Office Hours are now in session! Each week we will have the opportunity to meet some of the faculty speakers for Blue 2015 and learn more about them.
Please join me in welcoming Joel Salatin from Polyface Farms. Polyface, Inc. is a family owned, multi-generational, pasture-based, beyond organic, local-market farm and informational outreach in Virginia’s Shenandoah Valley.
What song is at the top of your playlist?
What is a playlist?
When you were a kid, what did you want to be when you grew up?
From my earliest memory, I always wanted to be a farmer. One of my earliest and most poignant childhood memories is of my grandfather’s expansive garden in Indiana, in late summer, surrounded by a T-trellis grape arbor. The purple concord grapes dripped with sweetness and I could just barely reach the dangling fruit, which I ate with gusto. That sense of being swallowed up in abundance, of being nested in complete provision, has propelled me to be a farmer. My great uncle, also in Indiana, had a large flock of chickens out on range. When I went there, again, I felt surrounded by abundance. That security is something I’ve always coveted, not only for its protection but for its freedom from outside manipulation and dependency. To step out of the back door and into a womb of abundance is still my greatest joy. It’s also a visceral object lesson of God’s spiritual grace and provision.

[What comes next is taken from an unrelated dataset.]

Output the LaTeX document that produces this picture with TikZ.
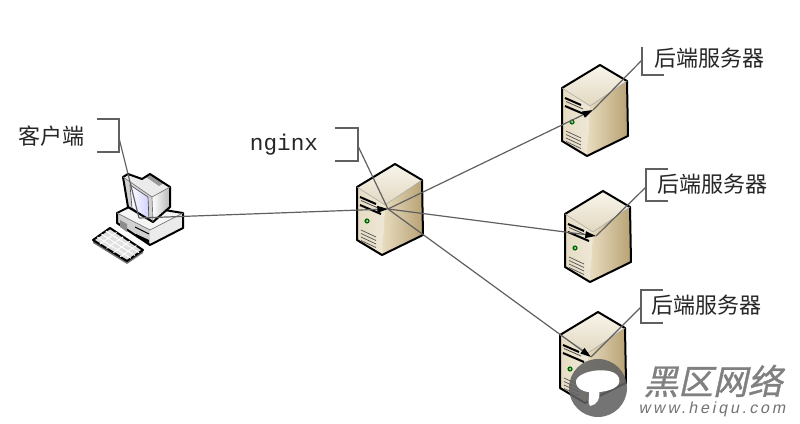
\documentclass[tikz,border=0pt]{standalone}
\usepackage{fontspec}
\usetikzlibrary{arrows.meta,calc}
\setmonofont{Liberation Mono}
\newfontfamily\cjk{Noto Sans CJK SC}
\newfontfamily\wmcjk[FakeSlant=0.22,FakeBold=1]{Noto Sans CJK SC}
\newfontfamily\wmlat[FakeSlant=0.2,LetterSpace=18]{Liberation Sans}
\definecolor{lineg}{HTML}{606060}
\definecolor{topa}{HTML}{F8F5EC}
\definecolor{topb}{HTML}{E2D8C0}
\definecolor{lfa}{HTML}{E6DCC4}
\definecolor{lfb}{HTML}{EFE8D6}
\definecolor{rfa}{HTML}{E8DCC0}
\definecolor{rfb}{HTML}{B8A274}
\tikzset{
  x=0.75pt,y=-0.75pt,
  outline/.style={draw=black,line width=1.5pt,line join=round},
  conn/.style={draw=lineg,line width=0.9pt},
  connarrow/.style={conn,-{Triangle[length=8pt,width=5pt,fill=black,color=black]}},
  bracket/.style={draw=lineg,line width=1pt},
  lab/.style={font=\cjk\fontsize{16.5pt}{18pt}\selectfont,text=black!85,inner sep=0pt,anchor=center},
  server/.pic={
    \shade[left color=lfa,right color=lfb] (-38,23) -- (-10,41) -- (-13,91) -- (-38,76) -- cycle;
    \shade[left color=rfa,right color=rfb] (-10,41) -- (27,16) -- (28,71) -- (-13,91) -- cycle;
    \shade[top color=topa,bottom color=topb] (0,0) -- (27,16) -- (-10,41) -- (-38,23) -- cycle;
    \draw[outline] (0,0) -- (27,16) -- (28,71) -- (-13,91) -- (-38,76) -- (-38,23) -- cycle;
    \draw[black!35,line width=.4pt] (-38,23) -- (-10,41) -- (27,16);
    \draw[black,line width=1.5pt] (-35,33) -- (-19,40);
    \draw[black,line width=1.5pt] (-35,41) -- (-14,50);
    \draw[black!70,line width=.6pt] (-34,36.5) -- (-17,44);
    \fill[black!60!green] (-28,57) circle (2.6);
    \fill[white!80!green] (-28,57) circle (1);
    \foreach \d in {0,3.5,7,10.5}
      \draw[black!65,line width=.55pt] (-34,66+\d) -- (-19,73+\d);
    \coordinate (-hub) at (-7,45);
  },
  computer/.pic={
    % keyboard
    \fill[black!55] (110,228) -- (143,250) -- (143,253) -- (127,264) -- (93,243) -- (93,241) -- cycle;
    \draw[outline,fill=black!12] (110,228) -- (143,250) -- (127,261) -- (93,240) -- cycle;
    \foreach \t in {.2,.4,.6,.8}
      \draw[white,line width=.7pt] ($(110,228)!\t!(143,250)$) -- ($(93,240)!\t!(127,261)$);
    \foreach \t in {.25,.5,.75}
      \draw[white,line width=.7pt] ($(110,228)!\t!(93,240)$) -- ($(143,250)!\t!(127,261)$);
    % base
    \fill[black!4] (117,213) -- (133,205) -- (183,213) -- (150,230) -- cycle;
    \fill[black!18] (117,213) -- (150,230) -- (150,245) -- (117,223) -- cycle;
    \fill[black!8] (150,230) -- (183,213) -- (183,228) -- (150,245) -- cycle;
    \draw[outline] (117,213) -- (133,205) -- (183,213) -- (183,228) -- (150,245) -- (117,223) -- cycle;
    \draw[black!55,line width=.5pt] (117,213) -- (150,230) -- (183,213);
    \fill[black!45] (120,220) -- (127,224) -- (127,232) -- (120,227) -- cycle;
    \fill[black] (136,234) -- (149,240) -- (149,243) -- (136,237) -- cycle;
    \draw[black,line width=.7pt] (135,227) -- (149,234);
    % monitor
    \fill[black!18] (123,177) -- (152,197) -- (153,222) -- (128,207) -- cycle;
    \fill[black!8] (123,177) -- (128,174) -- (142,179) -- (150,174) -- (170,187) -- (152,197) -- cycle;
    \shade[left color=white,right color=black!28] (152,197) -- (170,187) -- (170,207) -- (153,222) -- cycle;
    \fill[black!40] (146,177) -- (151,175) -- (164,183) -- (159,186) -- cycle;
    \shade[left color=white,right color=blue!18] (130,185) -- (148,197) -- (149,220) -- (132,208) -- cycle;
    \draw[black!70,line width=.5pt] (130,185) -- (148,197) -- (149,220) -- (132,208) -- cycle;
    \draw[outline] (123,177) -- (128,174) -- (142,179) -- (150,174) -- (170,187) -- (170,207) -- (153,222) -- (128,207) -- cycle;
    \draw[black!55,line width=.5pt] (123,177) -- (152,197) -- (153,222);
    \draw[black!55,line width=.5pt] (152,197) -- (170,187);
    \coordinate (-hub) at (139,218);
  }
}
\begin{document}
\begin{tikzpicture}
\useasboundingbox (0,0) rectangle (800,424);
\fill[white] (0,0) rectangle (800,424);
% devices
\pic (pc) at (0,0) {computer};
\pic (ng) at (395,164) {server};
\pic (s1) at (600,65) {server};
\pic (s2) at (603,191) {server};
\pic (s3) at (598,312) {server};
% labels
\node[lab] (lc) at (51,136) {客户端};
\node[lab] (l1) at (709.5,58) {后端服务器};
\node[lab] (l2) at (712.5,184) {后端服务器};
\node[lab] (l3) at (706.5,305) {后端服务器};
\node[font=\ttfamily\fontsize{17pt}{18pt}\selectfont,text=black!85,inner sep=0pt] (ln) at (284,145) {nginx};
% brackets
\coordinate (bc) at (119,138);
\coordinate (bn) at (358,146);
\coordinate (b1) at (642,60);
\coordinate (b2) at (646,187);
\coordinate (b3) at (641,307);
\draw[bracket] (97,119) -- (119,119) -- (119,152) -- (97,152);
\draw[bracket] (335,128) -- (358,128) -- (358,161) -- (335,161);
\draw[bracket] (642,47) -- (642,75) -- (664,75);
\draw[bracket] (668,169) -- (646,169) -- (646,201) -- (668,201);
\draw[bracket] (663,290) -- (641,290) -- (641,323) -- (663,323);
% connectors
\draw[conn] (bc) -- (pc-hub);
\draw[conn] (bn) -- (ng-hub);
\draw[conn] (b1) -- (s1-hub);
\draw[conn] (b2) -- (s2-hub);
\draw[conn] (b3) -- (s3-hub);
\draw[connarrow] (pc-hub) -- (ng-hub);
\draw[connarrow] (ng-hub) -- (s1-hub);
\draw[connarrow] (ng-hub) -- (s2-hub);
\draw[connarrow] (ng-hub) -- (s3-hub);
% watermark
\fill[black!62,fill opacity=.88] (598,388) circle (29);
\fill[white] (576,381) .. controls (578,370) and (614,365) .. (619,378) .. controls (622,388) and (608,391) .. (600,392) .. controls (590,394) and (575,391) .. (576,381) -- cycle;
\fill[white] (599,391) .. controls (601,398) and (597,405) .. (590,406) .. controls (587,402) and (590,396) .. (589,391) -- cycle;
\node[font=\wmcjk\fontsize{26pt}{28pt}\selectfont,text=black!50,inner sep=0pt] (wm1) at (713,381) {黑区网络};
\node[font=\wmlat\fontsize{12pt}{14pt}\selectfont,text=black!55,inner sep=0pt] (wm2) at (712,409) {www.heiqu.com};
\end{tikzpicture}
\end{document}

What is the best piece of either personal or professional advice you’ve gotten?
“Lead by example.” My Dad used that often for many issues. I remember him developing the phrase after a discussing with a neighbor our healing plan to quintuple the production on this worn out farm. The neighbor farmer laughed to the point of derision, and Dad always referred to that conversation as the catalyst for his “lead by example.” Often he added a second phrase: “you can’t push on a string.” These have had many ramifications in my life. Leading requires walking the walk, not just talking about the walk. It’s about being real, not fake. It means doing what you know needs to be done rather than talking about what your going to do. Developing a track record is still the best way to create status. The other part is about changing people. People are drawn to new thinking, not pushed to new thinking. And so the two ideas go hand in hand when it comes to moving people: better to lead them than push them. And leading requires examples.
Do you have a favorite quote or scripture verse that motivates and inspires you?
Ecclesiastes 12:13-14: Let us hear the conclusion of the whole matter: Fear God and keep his commandments; for this is the whole duty of man. For God shall bring ever work into judgment, with every secret thing, whether it be good, or whether it be evil.
This is one of the clearest, most comprehensive instructions I’ve found in the Bible. The biggest tragedy of the human life is to be busy about the wrong things. The New Testament carries these ideas a bit further with the idea of receiving “Well done, though good and faithful servant.” And the biggest tragedy is the folks who say they’ve done wonderful works and Jesus responds: “Depart from from me; I never knew you.” This Ecclesiastes passage contains both of these thoughts, laying a foundation for the why and what of our existence.
Do you have a website or blog to share with our readers?
Read more about Joel:
Joel Salatin is a full-time farmer in Virginia’s Shenandoah Valley. A third generation alternative farmer, he returned to the farm full-time in 1982 and continued refining and adding to his parents’ ideas. The farm services more than 5,000 families, 10 retail outlets, and 50 restaurants through on-farm sales and metropolitan buying clubs with salad bar beef, pastured poultry, eggmobile eggs, pigaerator pork, forage-based rabbits, pastured turkey and forestry products using relationship marketing.
He holds a BA degree in English and writes extensively in magazines such as STOCKMAN GRASS FARMER, ACRES USA, and FOODSHED.
The family’s farm, Polyface Inc. (“The Farm of Many Faces”) has been featured in SMITHSONIAN MAGAZINE, NATIONAL GEOGRAPHIC, GOURMET and countless other radio,television and print media. Profiled on the Lives of the 21st Century series with Peter Jennings on ABC World News, his after-broadcast chat room fielded more hits than any other segment to date. It achieved iconic status as the grass farm featured in the NEW YORK TIMES bestseller OMNIVORE’S DILEMMA by food writer guru Michael Pollan and the award-winning film documentary, FOOD INC.